Opinião | 14-06-2023 07:00

Os galos que cantam a todas as horas porque nas cidades está sempre a amanhecer e o carteirista a precisar de fazer greve

Emails do outro mundo

Citadino Serafim das Neves

Citadino Serafim das Neves
Não vivo no mundo rural, como dizem alguns, mas o mundo rural veio até mim. Desceu à cidade, chegou à minha rua e entra-me pelo apartamento adentro, mesmo no quarto andar. Estou no campo, é o que é. Só me falta o ar puro.
Já não falo da gravação do relógio da torre da igreja, que badala todas as horas e meias horas com umas notas do Avé-Maria de Fátima pelo meio. Falo do cheiro a terra e estrume que vem de uns lotes para construção, entalados entre prédios, que estão a ser usados como hortas. E falo dos animais, cujas manifestações sonoras de regozijo são estimuladas pelas maravilhosas lâmpadas LED da iluminação pública.
Há um galo, que uma vizinha tem numa capoeira instalada numa das tais hortas urbanas e o pobre bicho, que antes só cantava quando começava a clarear, agora canta dia e noite porque há sempre luz, seja natural ou artificial.
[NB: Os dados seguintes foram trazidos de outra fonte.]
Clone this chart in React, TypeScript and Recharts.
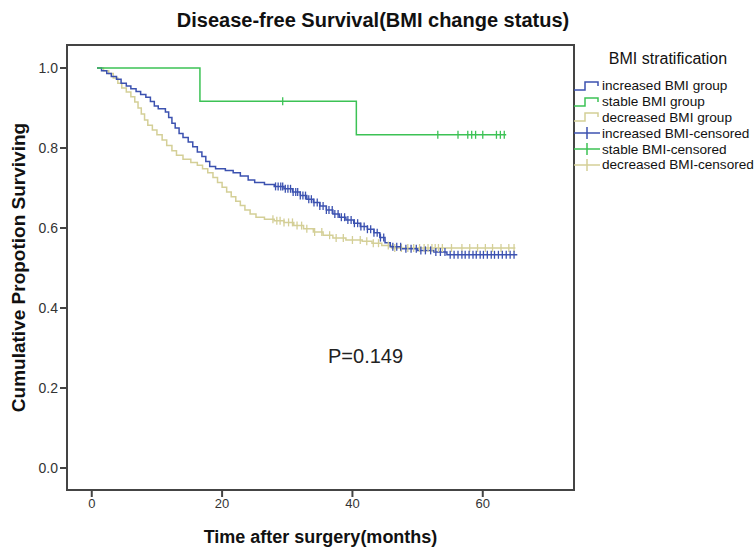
import React from 'react';
import { ComposedChart, Line, Scatter, XAxis, YAxis, ReferenceArea } from 'recharts';

// Kaplan-Meier step points [months, cumulative survival]
const increasedSteps: [number, number][] = [
  [0.8, 1.0], [1.5, 0.993], [2.3, 0.986], [3.0, 0.979], [3.8, 0.972], [4.5, 0.962],
  [5.3, 0.955], [6.0, 0.948], [6.8, 0.941], [7.5, 0.934], [8.3, 0.927], [9.0, 0.916],
  [9.6, 0.905], [10.2, 0.898], [11.3, 0.89], [11.8, 0.876], [12.3, 0.862], [12.8, 0.85],
  [13.4, 0.836], [14.0, 0.826], [14.8, 0.815], [15.5, 0.803], [16.2, 0.79], [16.9, 0.779],
  [17.5, 0.766], [18.1, 0.754], [19.0, 0.748], [20.5, 0.744], [21.7, 0.738], [22.8, 0.73],
  [24.0, 0.72], [25.0, 0.714], [26.5, 0.709], [28.0, 0.704], [29.5, 0.698], [30.8, 0.69],
  [32.0, 0.681], [33.0, 0.672], [34.0, 0.664], [35.0, 0.655], [36.0, 0.645], [37.0, 0.635],
  [38.0, 0.627], [39.0, 0.62], [40.2, 0.612], [41.2, 0.604], [42.3, 0.597], [43.3, 0.588],
  [44.2, 0.576], [45.0, 0.563], [45.8, 0.553], [47.5, 0.548], [50.0, 0.544], [52.5, 0.54],
  [54.5, 0.533], [65.3, 0.533],
];

const stableSteps: [number, number][] = [
  [0.8, 1.0], [16.6, 0.917], [40.6, 0.833], [63.6, 0.833],
];

const decreasedSteps: [number, number][] = [
  [0.8, 1.0], [1.8, 0.993], [2.6, 0.986], [3.3, 0.975], [4.0, 0.962], [4.6, 0.95],
  [5.3, 0.94], [6.0, 0.928], [6.6, 0.915], [7.1, 0.9], [7.6, 0.885], [8.1, 0.87],
  [8.6, 0.857], [9.3, 0.845], [10.0, 0.833], [10.8, 0.82], [11.5, 0.806], [12.3, 0.793],
  [13.0, 0.782], [14.0, 0.772], [15.2, 0.764], [16.2, 0.757], [17.0, 0.748], [17.8, 0.738],
  [18.6, 0.726], [19.3, 0.714], [20.0, 0.702], [20.7, 0.69], [21.4, 0.678], [22.1, 0.667],
  [22.8, 0.656], [23.5, 0.645], [24.3, 0.635], [25.2, 0.627], [26.5, 0.622], [28.0, 0.618],
  [29.5, 0.614], [31.0, 0.606], [32.5, 0.598], [34.0, 0.59], [35.5, 0.582], [37.0, 0.575],
  [39.0, 0.57], [41.5, 0.567], [43.0, 0.562], [44.5, 0.556], [46.0, 0.55], [65.0, 0.55],
];

// censoring times (months)
const increasedCensored = [
  28.2, 28.6, 29.0, 29.3, 29.7, 30.1, 30.5, 30.9, 31.3, 31.6, 32.0, 32.4, 32.8, 33.3, 33.7,
  34.1, 34.6, 35.0, 35.5, 36.0, 36.4, 36.9, 37.3, 37.8, 38.3, 38.8, 39.3, 39.8, 40.3, 40.8,
  41.3, 41.8, 42.3, 42.8, 43.3, 43.8, 44.3, 44.8, 46.2, 46.8, 47.4, 48.2, 49.0, 49.8, 50.5,
  51.2, 52.0, 52.8, 53.5, 54.2, 55.0, 55.6, 56.2, 56.8, 57.3, 57.9, 58.5, 59.0, 59.6, 60.1,
  60.7, 61.3, 61.8, 62.4, 63.0, 63.6, 64.2, 64.8,
];
const stableCensored = [29.3, 53.1, 56.2, 57.7, 58.3, 58.9, 60.0, 62.1, 62.7, 63.3];
const decreasedCensored = [
  27.8, 28.4, 28.9, 29.5, 30.2, 30.8, 31.5, 32.2, 33.0, 34.2, 35.3, 36.5, 37.5, 38.6, 40.0,
  41.2, 42.2, 43.2, 44.0, 45.5, 46.5, 47.5, 48.5, 49.4, 50.3, 51.0, 51.6, 52.2, 52.7, 53.2,
  53.8, 55.2, 56.8, 58.0, 59.2, 60.4, 61.5, 62.8, 64.0, 64.8,
];

const xTicks = [0, 20, 40, 60];
const yTicks = [0, 0.2, 0.4, 0.6, 0.8, 1.0];

const BLUE = '#3c52b0';
const GREEN = '#3cc255';
const TAN = '#d4cf97';
const AXIS = '#444';
const FONT = '"Liberation Sans", Arial, sans-serif';

const toPoints = (rows: [number, number][]) => rows.map(([t, s]) => ({ t, s }));

// survival level of the step curve at time t (where the + mark sits)
const levelAt = (rows: [number, number][], t: number) => {
  let s = rows[0][1];
  for (const [rt, rs] of rows) if (rt <= t) s = rs;
  return s;
};
const censorPoints = (rows: [number, number][], times: number[]) =>
  times.map((t) => ({ t, s: levelAt(rows, t) }));

const CensorMark = (props: any) => {
  const { cx, cy, fill } = props;
  if (cx == null || cy == null) return null;
  return <line x1={cx} x2={cx} y1={cy - 4} y2={cy + 4} stroke={fill} strokeWidth={1.3} />;
};

const YLabel = (props: any) => {
  const { viewBox } = props;
  const x = viewBox.x + 11;
  const y = viewBox.y + viewBox.height / 2;
  return (
    <text x={x} y={y} transform={`rotate(-90 ${x} ${y})`} textAnchor="middle" dominantBaseline="central"
      fill="#111" fontSize={19} fontWeight="bold" fontFamily={FONT}>
      Cumulative Propotion Surviving
    </text>
  );
};

const legendItems = [
  { label: 'increased BMI group', color: BLUE, kind: 'step' },
  { label: 'stable BMI group', color: GREEN, kind: 'step' },
  { label: 'decreased BMI group', color: TAN, kind: 'step' },
  { label: 'increased BMI-censored', color: BLUE, kind: 'cens' },
  { label: 'stable BMI-censored', color: GREEN, kind: 'cens' },
  { label: 'decreased BMI-censored', color: TAN, kind: 'cens' },
];

export default function App() {
  return (
    <div style={{ position: 'absolute', left: 0, top: 0, width: 756, height: 548, background: '#fff', fontFamily: FONT }}>
      <div style={{ position: 'absolute', left: 173, width: 400, top: 9, textAlign: 'center', fontSize: 20, fontWeight: 'bold', color: '#111', whiteSpace: 'nowrap' }}>
        Disease-free Survival(BMI change status)
      </div>

      <ComposedChart width={756} height={548} margin={{ top: 45, right: 182, bottom: 28, left: 7 }}>
        <XAxis
          type="number"
          dataKey="t"
          domain={[-3.8, 74]}
          ticks={xTicks}
          allowDataOverflow
          stroke={AXIS}
          strokeWidth={2}
          tickSize={7}
          tick={{ fill: '#333', fontSize: 13, fontFamily: FONT }}
          label={{ value: 'Time after surgery(months)', position: 'bottom', offset: 10, fill: '#111', fontSize: 18, fontWeight: 'bold', fontFamily: FONT }}
        />
        <YAxis
          type="number"
          dataKey="s"
          domain={[-0.055, 1.0575]}
          ticks={yTicks}
          allowDataOverflow
          width={60}
          stroke={AXIS}
          strokeWidth={2}
          tickSize={7}
          tickFormatter={(v: number) => v.toFixed(1)}
          tick={{ fill: '#333', fontSize: 14, fontFamily: FONT }}
          label={{ content: YLabel }}
        />
        <ReferenceArea x1={-3.8} x2={74} y1={-0.055} y2={1.0575} fill="none" stroke={AXIS} strokeWidth={2} />

        <Line data={toPoints(decreasedSteps)} dataKey="s" type="stepAfter" stroke={TAN} strokeWidth={1.5} dot={false} isAnimationActive={false} />
        <Line data={toPoints(increasedSteps)} dataKey="s" type="stepAfter" stroke={BLUE} strokeWidth={1.5} dot={false} isAnimationActive={false} />
        <Line data={toPoints(stableSteps)} dataKey="s" type="stepAfter" stroke={GREEN} strokeWidth={1.5} dot={false} isAnimationActive={false} />

        <Scatter data={censorPoints(decreasedSteps, decreasedCensored)} dataKey="s" fill={TAN} shape={CensorMark} isAnimationActive={false} />
        <Scatter data={censorPoints(increasedSteps, increasedCensored)} dataKey="s" fill={BLUE} shape={CensorMark} isAnimationActive={false} />
        <Scatter data={censorPoints(stableSteps, stableCensored)} dataKey="s" fill={GREEN} shape={CensorMark} isAnimationActive={false} />
      </ComposedChart>

      <div style={{ position: 'absolute', left: 328, top: 345, fontSize: 20, color: '#222' }}>P=0.149</div>

      <div style={{ position: 'absolute', left: 574, top: 50, width: 182 }}>
        <div style={{ textAlign: 'center', paddingLeft: 6, fontSize: 16, color: '#111', height: 28 }}>BMI stratification</div>
        {legendItems.map((it) => (
          <div key={it.label} style={{ display: 'flex', alignItems: 'center', height: 15.8, fontSize: 13.6, color: '#111', whiteSpace: 'nowrap' }}>
            <svg width={28} height={14} style={{ flex: 'none' }}>
              {it.kind === 'step' ? (
                <path d="M0,11 H11 V3 H24 V7" fill="none" stroke={it.color} strokeWidth={1.5} />
              ) : (
                <g stroke={it.color} strokeWidth={1.5}>
                  <line x1={0} x2={26} y1={7} y2={7} />
                  <line x1={13} x2={13} y1={1} y2={13} />
                </g>
              )}
            </svg>
            <span>{it.label}</span>
          </div>
        ))}
      </div>
    </div>
  );
}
É uma felicidade ouvi-lo, de tão alegre que canta.
Com os cães é o ruído que lhes dá ganas de libertarem os seus dotes. Geneticamente preparados para dar sinal de aproximação de estranhos, aos rebanhos ou às quintas, ladram agora incessantemente a cada passagem de um carro ou de pessoas a caminho do supermercado.
Só é pena que os donos que os trancaram nas varandas não os oiçam por terem janelas com vidros duplos. Caso contrário já estavam todos a latir num qualquer Animal Voice Portugal.
Fiquei sensibilizado com o comunicado da polícia a anunciar a detenção do “carteirista mais antigo do país” (uso a expressão exacta). Um profissional de 86 anos que tem a felicidade de não ter sido obrigado a reformar-se aos 70 anos, como acontece a muitas vítimas daquilo a que agora chamam “idadismo”.
Pelo menos no carteirismo, para usar um belo neologismo, valoriza-se o conhecimento, a sabedoria e a experiência dos mais velhos. E provavelmente, nas horas vagas, ainda é convidado para aquelas actividades modernas a que autarquias e comissões de festas chamam “workshoping” seja lá o que isso for.
Segundo a polícia, “o carteirista mais antigo do país” obteve, no exercício da actividade, mais de cinco mil euros, entre os meses de Setembro de 2022 e Março de 2023. Devem ter chegado àquele valor através da declaração de IRS, presumo eu.
Seja como for, fazendo contas, ficamos a saber que tem um rendimento abaixo do ordenado mínimo nacional e sem 13º mês nem subsídio de férias, estando, provavelmente, a precisar de fazer uma greve. Por estas e por outras é que muitos jovens, em vez de irem para carteiristas vão para assessores ou funcionários públicos.
Ricardo Arroja, o tal economista que chamou esganiçadas às deputadas do Bloco de Esquerda, escreveu há dias isto, a propósito de funcionários públicos, greves e ordenados.
“Se um extraterrestre tivesse aterrado em Portugal nos últimos meses e visto as inúmeras greves da função pública com que o país se tem defrontado, teria concluído que trabalhar para o Estado português é uma miséria. Mas, de acordo com dados do Instituto Nacional de Estatística (INE), trabalhar para o sector público em Portugal não é nada mau; na verdade, é até bastante bom porquanto, em média, os salários praticados na administração pública são superiores em 51,2% aos do sector privado”.